Task statement:
Your reply should be a single number: how many lines contain the string "this".

Entries from a dataset:
** Begin **

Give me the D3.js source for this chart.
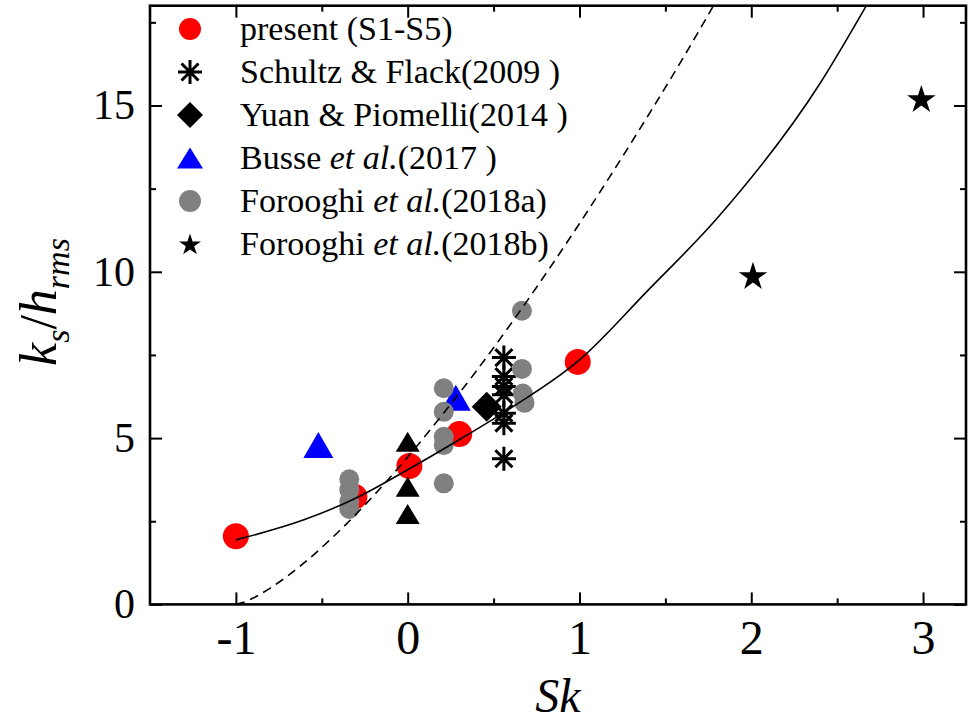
<!DOCTYPE html>
<html><head><meta charset="utf-8">
<script src="https://cdn.jsdelivr.net/npm/d3@7"></script>
<style>
html,body{margin:0;padding:0;background:#fff;}
svg text{font-family:"Liberation Serif","Times New Roman",serif;white-space:pre;}
</style></head>
<body><svg id="c" width="970" height="721"></svg>
<script>
// ---- data ----
const presentX = [-1.0, -0.31, 0.01, 0.30, 0.99];
const presentY = [2.05, 3.24, 4.16, 5.12, 7.29];
const schultzX = [0.56, 0.56, 0.56, 0.56, 0.56, 0.56, 0.56];
const schultzY = [7.42, 6.85, 6.55, 6.30, 5.75, 5.45, 4.38];
const yuanX = [0.46];
const yuanY = [5.94];
const busseX = [-0.52, 0.28];
const busseY = [4.79, 6.21];
const blackTriX = [0, 0, 0];
const blackTriY = [4.89, 3.54, 2.72];
const forooghiAX = [-0.34, -0.34, -0.34, -0.34, 0.21, 0.21, 0.21, 0.21, 0.21, 0.665, 0.665, 0.67, 0.68];
const forooghiAY = [3.76, 3.45, 3.10, 2.87, 6.50, 5.79, 5.04, 4.79, 3.64, 8.83, 7.08, 6.34, 6.06];
const forooghiBX = [2.01, 2.99];
const forooghiBY = [9.89, 15.21];
const solidX = [-1.0, -0.6, -0.3, 0.0, 0.3, 0.6, 1.0, 1.4, 1.8, 2.4, 2.67];
const solidY = [1.94, 2.55, 3.20, 4.05, 4.95, 5.90, 7.35, 9.45, 11.6, 15.66, 18.0];
const dashX = [-1.0, -0.95, -0.9, -0.8, -0.6, -0.4, -0.2, 0.0, 0.2, 0.4, 0.6, 0.8, 1.0, 1.2, 1.4, 1.6, 1.78];
const dashY = [0.0, 0.07, 0.19, 0.49, 1.26, 2.20, 3.26, 4.43, 5.69, 7.02, 8.43, 9.91, 11.45, 13.05, 14.70, 16.40, 18.0];
const xTicks = [-1, 0, 1, 2, 3];
const xMinor = [-0.5, 0.5, 1.5, 2.5];
const yTicks = [0, 5, 10, 15];
const yMinor = [2.5, 7.5, 12.5, 17.5];
const legendLabels = ["present (S1-S5)", "Schultz & Flack(2009 )", "Yuan & Piomelli(2014 )",
  "Busse et al.(2017 )", "Forooghi et al.(2018a)", "Forooghi et al.(2018b)"];

// ---- layout ----
const svg = d3.select("#c");
const L = 150, R = 966, T = 5.7, B = 604.4;
const x = d3.scaleLinear([-1.5, 3.25], [L, R]);
const y = d3.scaleLinear([0, 18], [B, T]);

// shapes
function triPath(w, h){ return `M0,${-h/2}L${w/2},${h/2}L${-w/2},${h/2}Z`; }
function diamondPath(d){ return `M0,${-d}L${d},0L0,${d}L${-d},0Z`; }
function asteriskPath(r){
  let p = "";
  [90, 0, 45, 135].forEach(a => {
    const c = Math.cos(a*Math.PI/180)*r, s = Math.sin(a*Math.PI/180)*r;
    p += `M${-c},${-s}L${c},${s}`;
  });
  return p;
}
const starSym = s => d3.symbol(d3.symbolStar, s)();

const plot = svg.append("g");
svg.append("defs").append("clipPath").attr("id","clip")
  .append("rect").attr("x",L).attr("y",T).attr("width",R-L).attr("height",B-T);

// markers
function pts(X, Y){ return X.map((v,i)=>[v, Y[i]]); }
plot.selectAll(".red").data(pts(presentX,presentY)).join("circle")
  .attr("cx",d=>x(d[0])).attr("cy",d=>y(d[1])).attr("r",13).attr("fill","#ff0000");
plot.selectAll(".ast").data(pts(schultzX,schultzY)).join("path")
  .attr("transform",d=>`translate(${x(d[0])},${y(d[1])})`).attr("d",asteriskPath(12))
  .attr("stroke","#000").attr("stroke-width",3).attr("fill","none");
plot.selectAll(".dia").data(pts(yuanX,yuanY)).join("path")
  .attr("transform",d=>`translate(${x(d[0])},${y(d[1])})`).attr("d",diamondPath(15)).attr("fill","#000");
plot.selectAll(".blue").data(pts(busseX,busseY)).join("path")
  .attr("transform",d=>`translate(${x(d[0])},${y(d[1])})`).attr("d",triPath(30,26)).attr("fill","#0000ff");
plot.selectAll(".gray").data(pts(forooghiAX,forooghiAY)).join("circle")
  .attr("cx",d=>x(d[0])).attr("cy",d=>y(d[1])).attr("r",10).attr("fill","#808080");
plot.selectAll(".btri").data(pts(blackTriX,blackTriY)).join("path")
  .attr("transform",d=>`translate(${x(d[0])},${y(d[1])})`).attr("d",triPath(24,20)).attr("fill","#000");
plot.selectAll(".star").data(pts(forooghiBX,forooghiBY)).join("path")
  .attr("transform",d=>`translate(${x(d[0])},${y(d[1])+1.4})`).attr("d",starSym(252)).attr("fill","#000");

// curves
const line = d3.line().x(d=>x(d[0])).y(d=>y(d[1])).curve(d3.curveMonotoneX);
plot.append("path").datum(pts(solidX,solidY)).attr("d",line).attr("clip-path","url(#clip)")
  .attr("fill","none").attr("stroke","#000").attr("stroke-width",1.6);
plot.append("path").datum(pts(dashX,dashY)).attr("d",line).attr("clip-path","url(#clip)")
  .attr("fill","none").attr("stroke","#000").attr("stroke-width",1.6).attr("stroke-dasharray","9,6");

// axes
function styleAxis(g){ g.select(".domain").remove(); g.selectAll("line").attr("stroke","#000").attr("stroke-width",2); }
const fs = "Liberation Serif";
const fmt = d => String(d);
svg.append("g").attr("transform",`translate(0,${B})`)
  .call(d3.axisBottom(x).tickValues(xTicks).tickSizeInner(-12).tickSizeOuter(0).tickPadding(16).tickFormat(fmt))
  .call(styleAxis).call(g=>g.selectAll("text").attr("font-size",48).attr("font-family",fs).attr("fill","#000"));
svg.append("g").attr("transform",`translate(0,${B})`)
  .call(d3.axisBottom(x).tickValues(xMinor).tickSizeInner(-6).tickSizeOuter(0).tickFormat(""))
  .call(styleAxis);
svg.append("g").attr("transform",`translate(0,${T})`)
  .call(d3.axisTop(x).tickValues(xTicks).tickSizeInner(-12).tickSizeOuter(0).tickFormat(""))
  .call(styleAxis);
svg.append("g").attr("transform",`translate(0,${T})`)
  .call(d3.axisTop(x).tickValues(xMinor).tickSizeInner(-6).tickSizeOuter(0).tickFormat(""))
  .call(styleAxis);
svg.append("g").attr("transform",`translate(${L},0)`)
  .call(d3.axisLeft(y).tickValues(yTicks).tickSizeInner(-12).tickSizeOuter(0).tickPadding(15).tickFormat(fmt))
  .call(styleAxis).call(g=>g.selectAll("text").attr("font-size",42).attr("font-family",fs).attr("fill","#000"));
svg.append("g").attr("transform",`translate(${L},0)`)
  .call(d3.axisLeft(y).tickValues(yMinor).tickSizeInner(-6).tickSizeOuter(0).tickFormat(""))
  .call(styleAxis);
svg.append("g").attr("transform",`translate(${R},0)`)
  .call(d3.axisRight(y).tickValues(yTicks).tickSizeInner(-12).tickSizeOuter(0).tickFormat(""))
  .call(styleAxis);
svg.append("g").attr("transform",`translate(${R},0)`)
  .call(d3.axisRight(y).tickValues(yMinor).tickSizeInner(-6).tickSizeOuter(0).tickFormat(""))
  .call(styleAxis);
svg.append("rect").attr("x",L).attr("y",T).attr("width",R-L).attr("height",B-T)
  .attr("fill","none").attr("stroke","#000").attr("stroke-width",2.6);

// axis titles
svg.append("text").attr("x",(L+R)/2).attr("y",712).attr("text-anchor","middle")
  .attr("font-size",48).attr("font-style","italic").text("Sk");
const yt = svg.append("text").attr("transform","translate(56,302) rotate(-90)")
  .attr("text-anchor","middle").attr("font-size",52);
yt.append("tspan").attr("font-style","italic").text("k");
yt.append("tspan").attr("font-style","italic").attr("font-size",34).attr("dy",13).text("s");
yt.append("tspan").attr("dy",-13).text("/");
yt.append("tspan").attr("font-style","italic").text("h");
yt.append("tspan").attr("font-style","italic").attr("font-size",34).attr("dy",13).text("rms");

// legend
const lg = svg.append("g");
const rows = [29, 72, 115, 158, 201, 244];
const mx = 190;
lg.append("circle").attr("cx",mx).attr("cy",rows[0]).attr("r",11).attr("fill","#ff0000");
lg.append("path").attr("transform",`translate(${mx},${rows[1]})`).attr("d",asteriskPath(12))
  .attr("stroke","#000").attr("stroke-width",3).attr("fill","none");
lg.append("path").attr("transform",`translate(${mx},${rows[2]})`).attr("d",diamondPath(13)).attr("fill","#000");
lg.append("path").attr("transform",`translate(${mx},${rows[3]})`).attr("d",triPath(26,21)).attr("fill","#0000ff");
lg.append("circle").attr("cx",mx).attr("cy",rows[4]).attr("r",11).attr("fill","#808080");
lg.append("path").attr("transform",`translate(${mx},${rows[5]+1})`).attr("d",starSym(150)).attr("fill","#000");
legendLabels.forEach((lab, i) => {
  const t = lg.append("text").attr("x",240).attr("y",rows[i]+11).attr("font-size",34).attr("fill","#000");
  const parts = lab.split(/(et al\.)/);
  parts.forEach(p => { if (!p) return; const s = t.append("tspan").text(p); if (p === "et al.") s.attr("font-style","italic"); });
});
</script></body></html>
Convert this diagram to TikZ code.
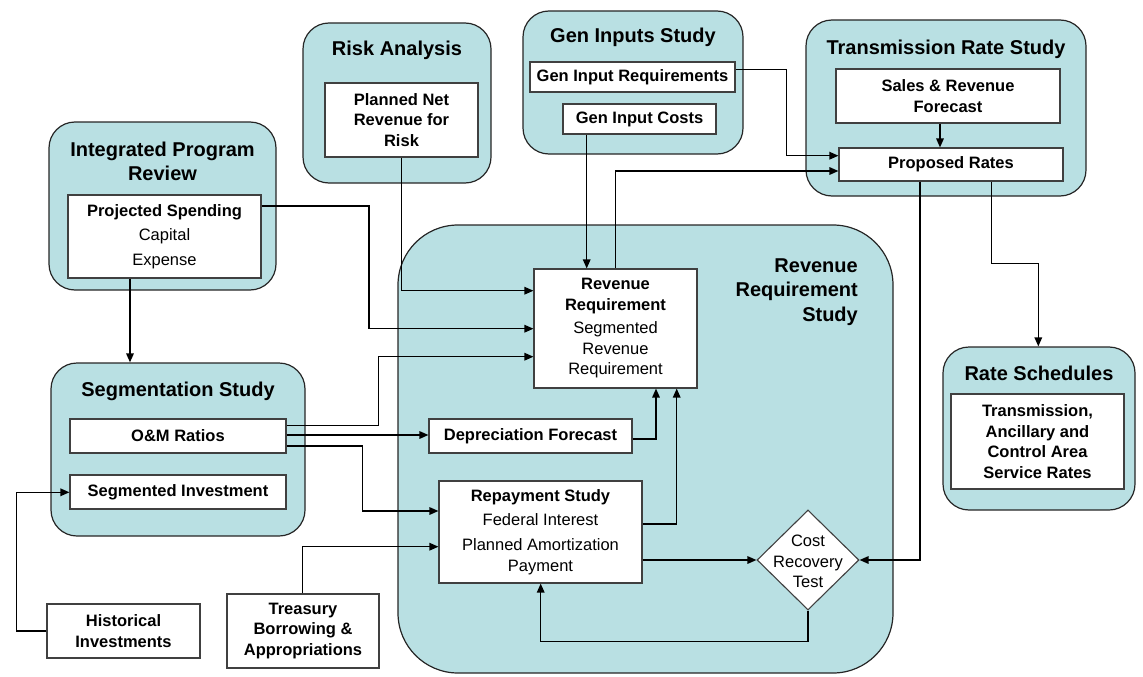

** End **

Task solution:
2